Bring a trail map, wear layers, and give yourself at least two to three hours to absorb a place that feels equal parts haunted history and outdoor art installation.

10. Lake Chaubunagungamaug, Webster

Lake Chaubunagungamaug, Webster
© Lake Chaubunagungamaug

Say it with confidence: Lake Chargoggagoggmanchauggagoggchaubunagungamaugg.

That is the full, official name of a lake in Webster, Massachusetts, and at 45 letters it holds the record for the longest lake name in the United States.

The name comes from the Nipmuc language and roughly translates to a description of the lake’s geography as a meeting place for different groups of people.

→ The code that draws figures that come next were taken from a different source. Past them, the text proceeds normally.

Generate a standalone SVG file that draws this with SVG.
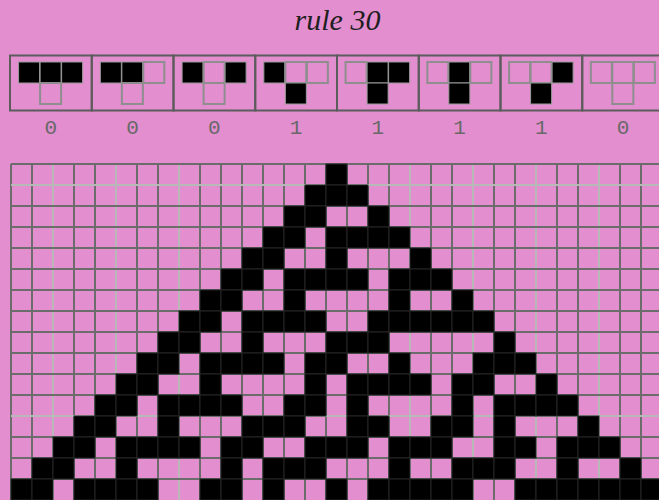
<svg xmlns="http://www.w3.org/2000/svg" xmlns:xlink="http://www.w3.org/1999/xlink" width="659" height="500" viewBox="0 0 659 500">
<style>
.bg{fill:#e38ecf}
.title{font-family:"Liberation Serif",serif;font-style:italic;font-size:30px;fill:#1e1e1e;text-anchor:middle}
.box{fill:none;stroke:#5c5c5c;stroke-width:2}
.w{fill:none;stroke:#8e8e8e;stroke-width:2}
.b{fill:#000;stroke:#9a9a9a;stroke-width:1}
.lbl{font-family:"Liberation Mono",monospace;font-size:21px;fill:#686868;text-anchor:middle}
.gd{stroke:#6c6c6c;stroke-width:2;fill:none}
.gl{stroke:#b8b8b8;stroke-width:2;fill:none}
.k{fill:#000;stroke:#262626;stroke-width:1}
</style>
<defs>
<rect id="c" width="21" height="21" class="k"/>
</defs>
<rect class="bg" x="0" y="0" width="659" height="500"/>
<text id="title" class="title" x="337.5" y="30">rule 30</text>

<g id="rules">
<g id="rule-111" transform="translate(10,0)"><rect class="box" x="0" y="55.5" width="81.75" height="55"/><rect class="b" x="8.6" y="62" width="21" height="21"/><rect class="b" x="30.1" y="62" width="21" height="21"/><rect class="b" x="51.6" y="62" width="21" height="21"/><rect class="w" x="30.1" y="83" width="21" height="21"/><text class="lbl" x="40.9" y="134">0</text></g>
<g id="rule-110" transform="translate(91.75,0)"><rect class="box" x="0" y="55.5" width="81.75" height="55"/><rect class="b" x="8.6" y="62" width="21" height="21"/><rect class="b" x="30.1" y="62" width="21" height="21"/><rect class="w" x="51.6" y="62" width="21" height="21"/><rect class="w" x="30.1" y="83" width="21" height="21"/><text class="lbl" x="40.9" y="134">0</text></g>
<g id="rule-101" transform="translate(173.5,0)"><rect class="box" x="0" y="55.5" width="81.75" height="55"/><rect class="b" x="8.6" y="62" width="21" height="21"/><rect class="w" x="30.1" y="62" width="21" height="21"/><rect class="b" x="51.6" y="62" width="21" height="21"/><rect class="w" x="30.1" y="83" width="21" height="21"/><text class="lbl" x="40.9" y="134">0</text></g>
<g id="rule-100" transform="translate(255.25,0)"><rect class="box" x="0" y="55.5" width="81.75" height="55"/><rect class="b" x="8.6" y="62" width="21" height="21"/><rect class="w" x="30.1" y="62" width="21" height="21"/><rect class="w" x="51.6" y="62" width="21" height="21"/><rect class="b" x="30.1" y="83" width="21" height="21"/><text class="lbl" x="40.9" y="134">1</text></g>
<g id="rule-011" transform="translate(337,0)"><rect class="box" x="0" y="55.5" width="81.75" height="55"/><rect class="w" x="8.6" y="62" width="21" height="21"/><rect class="b" x="30.1" y="62" width="21" height="21"/><rect class="b" x="51.6" y="62" width="21" height="21"/><rect class="b" x="30.1" y="83" width="21" height="21"/><text class="lbl" x="40.9" y="134">1</text></g>
<g id="rule-010" transform="translate(418.75,0)"><rect class="box" x="0" y="55.5" width="81.75" height="55"/><rect class="w" x="8.6" y="62" width="21" height="21"/><rect class="b" x="30.1" y="62" width="21" height="21"/><rect class="w" x="51.6" y="62" width="21" height="21"/><rect class="b" x="30.1" y="83" width="21" height="21"/><text class="lbl" x="40.9" y="134">1</text></g>
<g id="rule-001" transform="translate(500.5,0)"><rect class="box" x="0" y="55.5" width="81.75" height="55"/><rect class="w" x="8.6" y="62" width="21" height="21"/><rect class="w" x="30.1" y="62" width="21" height="21"/><rect class="b" x="51.6" y="62" width="21" height="21"/><rect class="b" x="30.1" y="83" width="21" height="21"/><text class="lbl" x="40.9" y="134">1</text></g>
<g id="rule-000" transform="translate(582.25,0)"><rect class="box" x="0" y="55.5" width="81.75" height="55"/><rect class="w" x="8.6" y="62" width="21" height="21"/><rect class="w" x="30.1" y="62" width="21" height="21"/><rect class="w" x="51.6" y="62" width="21" height="21"/><rect class="w" x="30.1" y="83" width="21" height="21"/><text class="lbl" x="40.9" y="134">0</text></g>
</g>

<g id="grid">
<path class="gd" d="M11 164V500M32 164V500M74 164V500M95 164V500M137 164V500M158 164V500M200 164V500M221 164V500M242 164V500M263 164V500M284 164V500M305 164V500M326 164V500M347 164V500M368 164V500M389 164V500M431 164V500M452 164V500M494 164V500M515 164V500M557 164V500M578 164V500M620 164V500M641 164V500"/>
<path class="gl" d="M53 164V500M116 164V500M179 164V500M410 164V500M473 164V500M536 164V500M599 164V500M11 185H659M11 416H659"/>
<path class="gd" d="M11 164H659M11 206H659M11 227H659M11 248H659M11 269H659M11 290H659M11 311H659M11 332H659M11 353H659M11 374H659M11 395H659M11 437H659M11 458H659M11 479H659"/>
</g>

<g id="cells">
<use xlink:href="#c" x="326" y="164"/>
<use xlink:href="#c" x="305" y="185"/><use xlink:href="#c" x="326" y="185"/><use xlink:href="#c" x="347" y="185"/>
<use xlink:href="#c" x="284" y="206"/><use xlink:href="#c" x="305" y="206"/><use xlink:href="#c" x="368" y="206"/>
<use xlink:href="#c" x="263" y="227"/><use xlink:href="#c" x="284" y="227"/><use xlink:href="#c" x="326" y="227"/><use xlink:href="#c" x="347" y="227"/><use xlink:href="#c" x="368" y="227"/><use xlink:href="#c" x="389" y="227"/>
<use xlink:href="#c" x="242" y="248"/><use xlink:href="#c" x="263" y="248"/><use xlink:href="#c" x="326" y="248"/><use xlink:href="#c" x="410" y="248"/>
<use xlink:href="#c" x="221" y="269"/><use xlink:href="#c" x="242" y="269"/><use xlink:href="#c" x="284" y="269"/><use xlink:href="#c" x="305" y="269"/><use xlink:href="#c" x="326" y="269"/><use xlink:href="#c" x="347" y="269"/><use xlink:href="#c" x="389" y="269"/><use xlink:href="#c" x="410" y="269"/><use xlink:href="#c" x="431" y="269"/>
<use xlink:href="#c" x="200" y="290"/><use xlink:href="#c" x="221" y="290"/><use xlink:href="#c" x="284" y="290"/><use xlink:href="#c" x="389" y="290"/><use xlink:href="#c" x="452" y="290"/>
<use xlink:href="#c" x="179" y="311"/><use xlink:href="#c" x="200" y="311"/><use xlink:href="#c" x="242" y="311"/><use xlink:href="#c" x="263" y="311"/><use xlink:href="#c" x="284" y="311"/><use xlink:href="#c" x="305" y="311"/><use xlink:href="#c" x="368" y="311"/><use xlink:href="#c" x="389" y="311"/><use xlink:href="#c" x="410" y="311"/><use xlink:href="#c" x="431" y="311"/><use xlink:href="#c" x="452" y="311"/><use xlink:href="#c" x="473" y="311"/>
<use xlink:href="#c" x="158" y="332"/><use xlink:href="#c" x="179" y="332"/><use xlink:href="#c" x="242" y="332"/><use xlink:href="#c" x="326" y="332"/><use xlink:href="#c" x="347" y="332"/><use xlink:href="#c" x="368" y="332"/><use xlink:href="#c" x="494" y="332"/>
<use xlink:href="#c" x="137" y="353"/><use xlink:href="#c" x="158" y="353"/><use xlink:href="#c" x="200" y="353"/><use xlink:href="#c" x="221" y="353"/><use xlink:href="#c" x="242" y="353"/><use xlink:href="#c" x="263" y="353"/><use xlink:href="#c" x="305" y="353"/><use xlink:href="#c" x="326" y="353"/><use xlink:href="#c" x="389" y="353"/><use xlink:href="#c" x="473" y="353"/><use xlink:href="#c" x="494" y="353"/><use xlink:href="#c" x="515" y="353"/>
<use xlink:href="#c" x="116" y="374"/><use xlink:href="#c" x="137" y="374"/><use xlink:href="#c" x="200" y="374"/><use xlink:href="#c" x="305" y="374"/><use xlink:href="#c" x="347" y="374"/><use xlink:href="#c" x="368" y="374"/><use xlink:href="#c" x="389" y="374"/><use xlink:href="#c" x="410" y="374"/><use xlink:href="#c" x="452" y="374"/><use xlink:href="#c" x="473" y="374"/><use xlink:href="#c" x="536" y="374"/>
<use xlink:href="#c" x="95" y="395"/><use xlink:href="#c" x="116" y="395"/><use xlink:href="#c" x="158" y="395"/><use xlink:href="#c" x="179" y="395"/><use xlink:href="#c" x="200" y="395"/><use xlink:href="#c" x="221" y="395"/><use xlink:href="#c" x="284" y="395"/><use xlink:href="#c" x="305" y="395"/><use xlink:href="#c" x="347" y="395"/><use xlink:href="#c" x="452" y="395"/><use xlink:href="#c" x="494" y="395"/><use xlink:href="#c" x="515" y="395"/><use xlink:href="#c" x="536" y="395"/><use xlink:href="#c" x="557" y="395"/>
<use xlink:href="#c" x="74" y="416"/><use xlink:href="#c" x="95" y="416"/><use xlink:href="#c" x="158" y="416"/><use xlink:href="#c" x="242" y="416"/><use xlink:href="#c" x="263" y="416"/><use xlink:href="#c" x="284" y="416"/><use xlink:href="#c" x="347" y="416"/><use xlink:href="#c" x="368" y="416"/><use xlink:href="#c" x="431" y="416"/><use xlink:href="#c" x="452" y="416"/><use xlink:href="#c" x="494" y="416"/><use xlink:href="#c" x="578" y="416"/>
<use xlink:href="#c" x="53" y="437"/><use xlink:href="#c" x="74" y="437"/><use xlink:href="#c" x="116" y="437"/><use xlink:href="#c" x="137" y="437"/><use xlink:href="#c" x="158" y="437"/><use xlink:href="#c" x="179" y="437"/><use xlink:href="#c" x="221" y="437"/><use xlink:href="#c" x="242" y="437"/><use xlink:href="#c" x="305" y="437"/><use xlink:href="#c" x="326" y="437"/><use xlink:href="#c" x="347" y="437"/><use xlink:href="#c" x="389" y="437"/><use xlink:href="#c" x="410" y="437"/><use xlink:href="#c" x="431" y="437"/><use xlink:href="#c" x="494" y="437"/><use xlink:href="#c" x="515" y="437"/><use xlink:href="#c" x="557" y="437"/><use xlink:href="#c" x="578" y="437"/><use xlink:href="#c" x="599" y="437"/>
<use xlink:href="#c" x="32" y="458"/><use xlink:href="#c" x="53" y="458"/><use xlink:href="#c" x="116" y="458"/><use xlink:href="#c" x="221" y="458"/><use xlink:href="#c" x="263" y="458"/><use xlink:href="#c" x="284" y="458"/><use xlink:href="#c" x="305" y="458"/><use xlink:href="#c" x="389" y="458"/><use xlink:href="#c" x="452" y="458"/><use xlink:href="#c" x="473" y="458"/><use xlink:href="#c" x="494" y="458"/><use xlink:href="#c" x="557" y="458"/><use xlink:href="#c" x="620" y="458"/>
<use xlink:href="#c" x="11" y="479"/><use xlink:href="#c" x="32" y="479"/><use xlink:href="#c" x="74" y="479"/><use xlink:href="#c" x="95" y="479"/><use xlink:href="#c" x="116" y="479"/><use xlink:href="#c" x="137" y="479"/><use xlink:href="#c" x="200" y="479"/><use xlink:href="#c" x="221" y="479"/><use xlink:href="#c" x="263" y="479"/><use xlink:href="#c" x="326" y="479"/><use xlink:href="#c" x="368" y="479"/><use xlink:href="#c" x="389" y="479"/><use xlink:href="#c" x="410" y="479"/><use xlink:href="#c" x="431" y="479"/><use xlink:href="#c" x="452" y="479"/><use xlink:href="#c" x="515" y="479"/><use xlink:href="#c" x="536" y="479"/><use xlink:href="#c" x="557" y="479"/><use xlink:href="#c" x="578" y="479"/><use xlink:href="#c" x="599" y="479"/><use xlink:href="#c" x="620" y="479"/><use xlink:href="#c" x="641" y="479"/>
</g>
</svg>
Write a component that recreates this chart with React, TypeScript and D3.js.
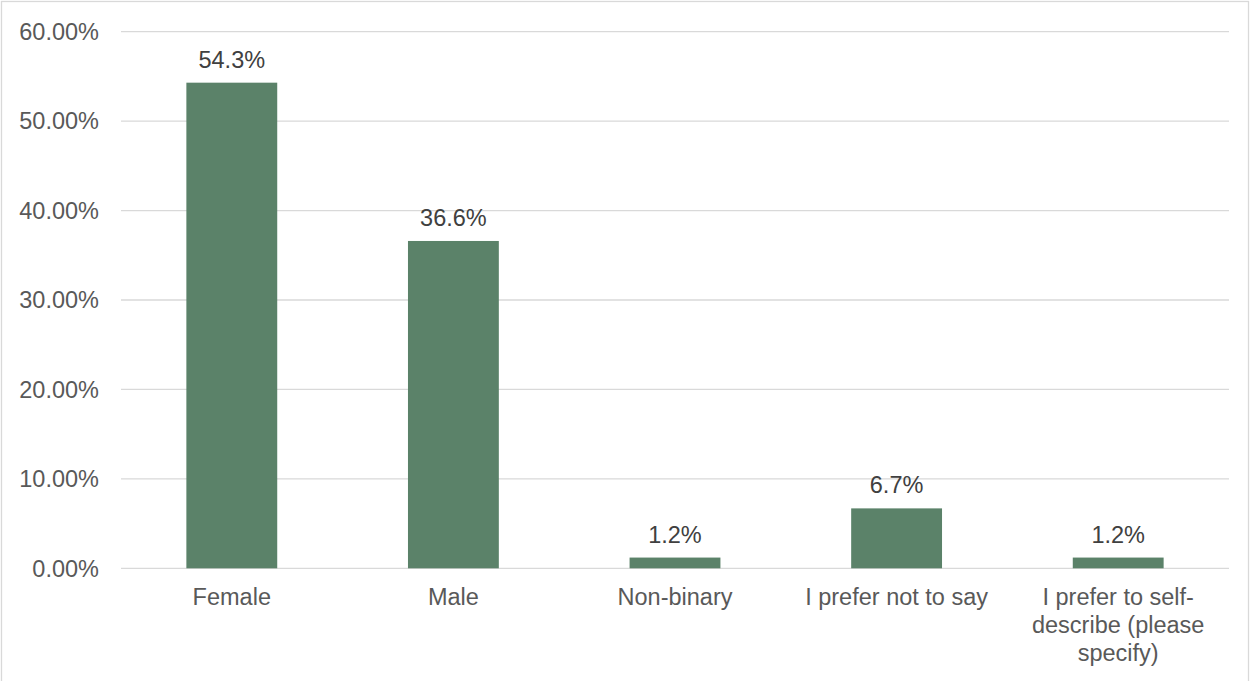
import React from "react";
import * as d3 from "d3";

const categories: string[] = [
  "Female",
  "Male",
  "Non-binary",
  "I prefer not to say",
  "I prefer to self-describe (please specify)",
];
const values: number[] = [0.543, 0.366, 0.012, 0.067, 0.012];
const valueLabels: string[] = ["54.3%", "36.6%", "1.2%", "6.7%", "1.2%"];
const yTicks: number[] = [0, 0.1, 0.2, 0.3, 0.4, 0.5, 0.6];

const W = 1258;
const H = 681;
const FONT = "'Liberation Sans', Arial, sans-serif";
const FS = 23.5;

let ctx: CanvasRenderingContext2D | null = null;
function measure(s: string): number {
  if (!ctx) {
    const c = document.createElement("canvas");
    ctx = c.getContext("2d");
  }
  if (!ctx) return s.length * FS * 0.5;
  ctx.font = `${FS}px ${FONT}`;
  return ctx.measureText(s).width;
}

function wrap(text: string, maxW: number): string[] {
  const tokens = text.match(/[^\s-]+-?|-/g) || [];
  const lines: string[] = [];
  let cur = "";
  for (const t of tokens) {
    const sep = cur === "" || cur.endsWith("-") ? "" : " ";
    const cand = cur + sep + t;
    if (cur !== "" && measure(cand) > maxW) {
      lines.push(cur);
      cur = t;
    } else {
      cur = cand;
    }
  }
  if (cur) lines.push(cur);
  return lines;
}

export default function App() {
  const left = 121;
  const right = 1229;
  const top = 31.7;
  const bottom = 568.3;

  const x = d3
    .scaleBand<string>()
    .domain(categories)
    .range([left, right])
    .paddingInner(0.59)
    .paddingOuter(0.295);
  const y = d3.scaleLinear().domain([0, 0.6]).range([bottom, top]);
  const fmt = d3.format(".2%");
  const step = x.step();

  return (
    <svg
      width={W}
      height={H}
      style={{ position: "absolute", left: 0, top: 0, background: "#fff" }}
      fontFamily={FONT}
    >
      <rect x={0} y={0} width={W} height={H} fill="#fff" />
      <rect
        x={1.5}
        y={1.5}
        width={1247}
        height={700}
        fill="none"
        stroke="#D9D9D9"
        strokeWidth={1.3}
      />
      {yTicks.map((t) => (
        <g key={t}>
          <line
            x1={left}
            x2={right}
            y1={y(t)}
            y2={y(t)}
            stroke="#D9D9D9"
            strokeWidth={1.3}
          />
          <text
            x={99}
            y={y(t)}
            dy="0.35em"
            textAnchor="end"
            fontSize={FS}
            fill="#595959"
          >
            {fmt(t)}
          </text>
        </g>
      ))}
      {categories.map((c, i) => {
        const bx = x(c) as number;
        const cx = bx + x.bandwidth() / 2;
        const lines = wrap(c, step - 20);
        return (
          <g key={c}>
            <rect
              x={bx}
              y={y(values[i])}
              width={x.bandwidth()}
              height={y(0) - y(values[i])}
              fill="#5B8269"
            />
            <text
              x={cx}
              y={y(values[i]) - 15}
              textAnchor="middle"
              fontSize={FS}
              fill="#404040"
            >
              {valueLabels[i]}
            </text>
            <text x={cx} y={bottom + 37} textAnchor="middle" fontSize={FS} fill="#595959">
              {lines.map((l, j) => (
                <tspan key={j} x={cx} dy={j === 0 ? 0 : 28}>
                  {l}
                </tspan>
              ))}
            </text>
          </g>
        );
      })}
    </svg>
  );
}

The simplified version, Lake Chaubunagungamaug, is what appears on most maps and road signs.

Beyond its legendary name, the lake itself is genuinely beautiful.

Formed by glaciers during the last Ice Age, it is made up of three connected ponds linked by natural channels, covering a significant area in south-central Massachusetts.

Swimming, fishing, kayaking, and boating are all popular activities here during the warmer months. The surrounding town of Webster is small and welcoming, with local restaurants and shops that make it easy to turn this into a full day trip.

The lake is accessible from Lake Road in Webster and is popular with both locals and out-of-towners who make the pilgrimage specifically to photograph the name on the sign.

There is something genuinely joyful about a destination that earns its reputation partly through sheer linguistic ambition. Webster Lake is beautiful, fun, and absolutely worth the tongue workout required to say its name correctly.